Nathan Newman nathan.newman at yale.edu
Fri Jul 28 08:17:43 PDT 2000


On Thu, 27 Jul 2000, Seth Ackerman wrote:


> Nathan Newman wrote:
>
> > Worse, the welfare states of Europe and folks in the US enjoy the standard
> > of living we do to even attempt such self-payment only because of massive
> > expropriate of the labor of third world workers producing consumer goods
> > as sub-level wages. The goal of any real socialist or even social
> > democratic moevment has to aim for expropriation of the income (at
> > minimum) of the first world wealthy to pay not only for a welfare state
> > here but for redistribution globally.
> >
> ---
>
> Nathan, you amaze me. Your political vision combines ever more grandiloquent
> dreams of global socialism with fervent loyalty to a series of increasingly
> centrist New Democrats.
> Without global redistribution, you say there is no hope of socialism or even
> social democracy. But the US government will not even allow third world
> countries to voluntarily *withdraw* from the global system. Asking the US to
> *fund* such a withdrawal is hilarious.

First, my statement was contesting Max's idea that European social democracy should be the end goal or the measure of progressive action. Social welfare for US poor and workers is part of our goal but not the endpoint.

Let's see- if "the US" won't do anything, ever, never, let's all go home, get some sleep and stop worrying about it. Of course, the point is that "the US" is not some monolith (even if capital power may have extreme dominance) so what we aim for is to change the balance of forces within the world economic and political systems, including within the US political system.

Part of my argument with Max and Doug is over the possibility of success in achieving some of that change in balance of forces in expropriating part of the income of the wealthy. I would not disagree that it is a modest success, but as an unabashed and unapologetic incrementalist revolutionary, it is understanding and appreciating how to achieve multiple modest successes that will get us social change.

By understanding each step, especially in combination with non-electoral activism and global alliances, we can move that balance of political forces towards, yes, "funding" the global socialist system that many of us are fighting for.

If I am unimpressed by third party advocates, it is because they cannot even demonstrate such modest success. So far, the Greens main achievements have been electing two rightwing GOP Congressmen and a GOP Governor in New Mexico, marginally aiding a moderate GOP Senator's election in Maine, electing a state rep in California who immediately left the party, and electing a handful of city council people in historically leftwing cities.

So yeah, I will take the marginal successes of increasing the effective tax rates on millionaires by 20% as a justification for lesser-evil voting. Add to the marginal gains of better NLRB treatment and a range of other gains in labor, environmental and civil rights results and its worthwhile until we improve the left electoral organizing to get better candidates winning in the primaries and general election.

If electoral work was the sum total of my activism, I might even agree that it would be a rather sad shadow of socialist organizing.
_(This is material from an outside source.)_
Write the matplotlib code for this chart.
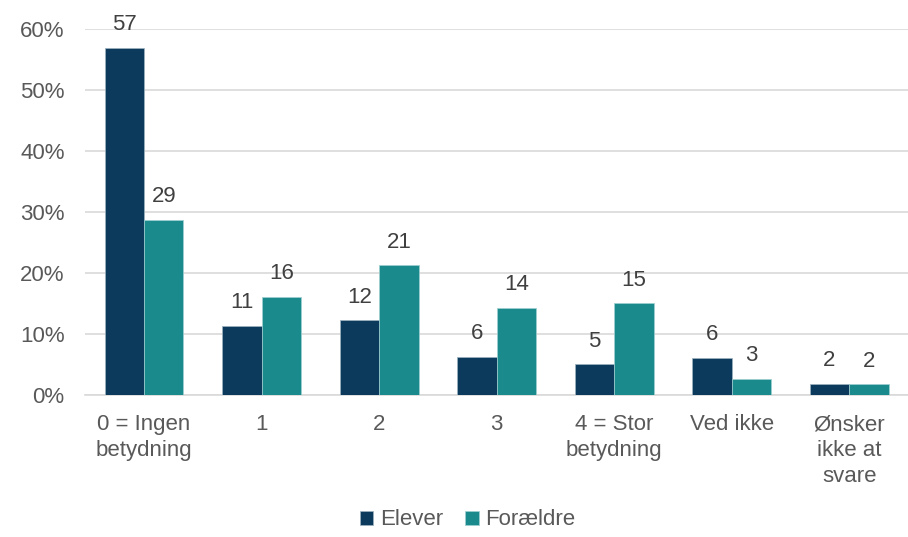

But like most folks who support Dems out of pragmatism (you know, like the vast majority of activists), electoral work is a tiny part of what we do to fight for social change.

The rest is equally incremental, though, whether fighting on this or that issue, or organizing this group of 1000 or 200 or even 20 workers in this unit. It's all kind of boring if your only measure is total revolution by a heroic party of uncompromised believers, but both the failures of the "party" in results and it's unlikely practical success given modern structures of economic power - ie. grab the Winter Palace and most economic power will slip away - makes such day-by-day organizing the best bet for radical social change.

Whenever I hear that this or that strategy "won't work" because the capitalists won't allow it, I have to ask, what strategy are you proposing that they won't stop?